Some helpful New Year’s resolutions for couples (final)

 Some helpful New Year’s resolutions for couples (final)

Endeavour to achieve your resolutions copy

[Continued from last week]

Look for solutions to arguments.

Do your arguments get heated? One of the ways that couples may exacerbate their disagreements is by bringing other topics into the conver­sation. Stay on point. Rather than allowing a small issue to blow up, look for a solution that works for both of you.

I often see couples argue the same points, It’s worth seeing if you are missing im­portant issues. For instance, one friend’s partner is upset about coming to a messy home while the friend feels that he is being fussy. What she is missing is that they probably have different val­ues. When she dismisses this value, he feels disrespected. The solution may be to work out a way the housework is easier for both of them.

Share your triumphs with them.

Picture the scene: Your manager calls you into their office and offers you a promotion. It’s the moment you’ve been waiting for all year. You’re over the moon. Once you leave their office, who is the first person you text? It might be your parents or even your best friend. If you’re leaving your partner out of the loop, though, that could be a problem.

We can take our partners for granted or not share important information with them. If we don’t prioritise our partner, this will be de­structive to the connection. It can leave it open for them to meet someone who is more interested in them.

Plan a vacation together.

When was the last time you and your partner got away from the hum-drum of everyday life? If you can’t recall your last break, call up the travel agents. Taking weekends away or breaks can help couples begin to love, laugh, and have sex again.

Of course, this needs to be done in a way that works for you. You could even take a break in your own home and plan walks, time in bed, a massage while turning off your phones. The message to your partner is clear: you are important to me. I know marriages that have become revitalised by weekends away.”

Find some mutual friends.

Date nights are all well and good, but sometimes you might prefer hanging out in a group setting. That’s where mutual friends slide neatly into your social life. Believe it or not, having a bunch of people who know you as a couple could strengthen your connection.

Couples can suffer from shame especially if there are any difficulties with family acceptance or feelings about not being good enough. But mutual friends can promote the best in you both. You have a certain energy as a couple and it can be healing to have that love appreciated and recognised.

Show some gratitude to each other.

Taking your partner for granted? If you’ve been together for a long time, you may forget to show how much you appreciate your other half. The daily grind, worries, and your hectic social life can all get in the way of letting your partner know that you value them.

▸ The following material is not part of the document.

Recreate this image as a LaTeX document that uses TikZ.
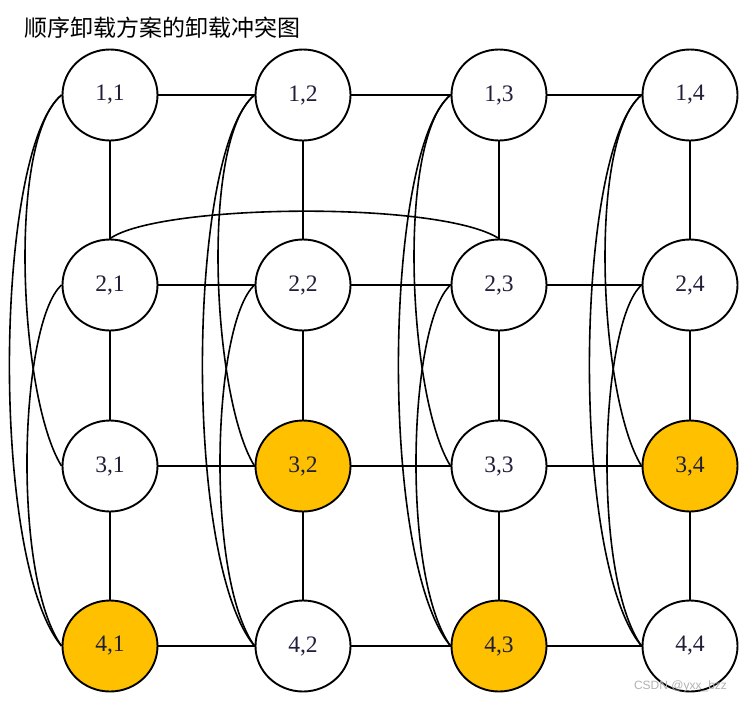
\documentclass[tikz,border=0pt]{standalone}
\usepackage{fontspec}
\setmainfont{Liberation Serif}
\newfontfamily\cjk{Noto Sans CJK SC}
\newfontfamily\wmfont{Liberation Sans}
\usetikzlibrary{shapes.geometric}
\definecolor{gold}{HTML}{FFC000}
\definecolor{numtxt}{HTML}{1F1F3A}
\begin{document}
\begin{tikzpicture}[x=0.5pt,y=-0.5pt,
  vtx/.style={ellipse, draw=black, line width=0.95pt, fill=white,
    minimum width=47.5pt, minimum height=45.5pt, inner sep=0pt,
    font=\fontsize{11.8}{13}\selectfont, text=numtxt},
  hot/.style={vtx, fill=gold},
  edge/.style={line width=0.9pt},
  arcline/.style={line width=0.8pt}]
\useasboundingbox (0,0) rectangle (749,702);
\node[anchor=west, inner sep=0pt, font=\cjk\fontsize{11.5}{14}\selectfont] (title) at (24,28) {顺序卸载方案的卸载冲突图};
% nodes
\node[vtx] (n11) at (110,95) {1,1};
\node[vtx] (n12) at (303,95) {1,2};
\node[vtx] (n13) at (499,95) {1,3};
\node[vtx] (n14) at (690,95) {1,4};
\node[vtx] (n21) at (110,285) {2,1};
\node[vtx] (n22) at (303,285) {2,2};
\node[vtx] (n23) at (499,285) {2,3};
\node[vtx] (n24) at (690,285) {2,4};
\node[vtx] (n31) at (110,466) {3,1};
\node[hot] (n32) at (303,466) {3,2};
\node[vtx] (n33) at (499,466) {3,3};
\node[hot] (n34) at (690,466) {3,4};
\node[hot] (n41) at (110,646) {4,1};
\node[vtx] (n42) at (303,646) {4,2};
\node[hot] (n43) at (499,646) {4,3};
\node[vtx] (n44) at (690,646) {4,4};
% grid edges
\foreach \r in {1,...,4}{
  \draw[edge] (n\r1.east) -- (n\r2.west);
  \draw[edge] (n\r2.east) -- (n\r3.west);
  \draw[edge] (n\r3.east) -- (n\r4.west);
}
\foreach \c in {1,...,4}{
  \draw[edge] (n1\c.south) -- (n2\c.north);
  \draw[edge] (n2\c.south) -- (n3\c.north);
  \draw[edge] (n3\c.south) -- (n4\c.north);
}
% long curves in each column
\foreach \c in {1,...,4}{
  \draw[arcline] (n1\c.west) .. controls +(-55,45) and +(-42,-67) .. (n3\c.west);
  \draw[arcline] (n1\c.west) .. controls +(-67,55) and +(-72,-86) .. (n4\c.west);
  \draw[arcline] (n2\c.west) .. controls +(-42,38) and +(-50,-70) .. (n4\c.west);
}
% arc over row 2
\draw[arcline] (n21.north) .. controls +(50,-35) and +(-59,-38) .. (n23.north);
% watermark
\node[anchor=east, text=black!30, font=\wmfont\fontsize{6}{7}\selectfont] (wm) at (734,686) {CSDN @yxx\_bzz};
\end{tikzpicture}
\end{document}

You can start small. Even one specific appreciation expressed daily can change the atmosphere of your con­nection. Sure, you might not believe every word you’re saying at first, but give it time. “Try it out. Of course, this works better if you truly mean it but it’s always good to start the practice any­way.”

Let go of old grudges.

Out with the old, in with the new—that should be your mantra this year. If you’re holding on to grudges from previous years, do both yourself and your partner a favour. Figure out how you can let them go. Moving on isn’t always straightforward but it’s sure to enhance your bond.

Resentment pollutes the atmosphere between people. We often can’t simply forgive and may need to be heard by the other. Find a way of releasing past pain. You can start by getting in touch with your feelings and writing about them, seeing a coun­sellor, or expressing them to someone you trust.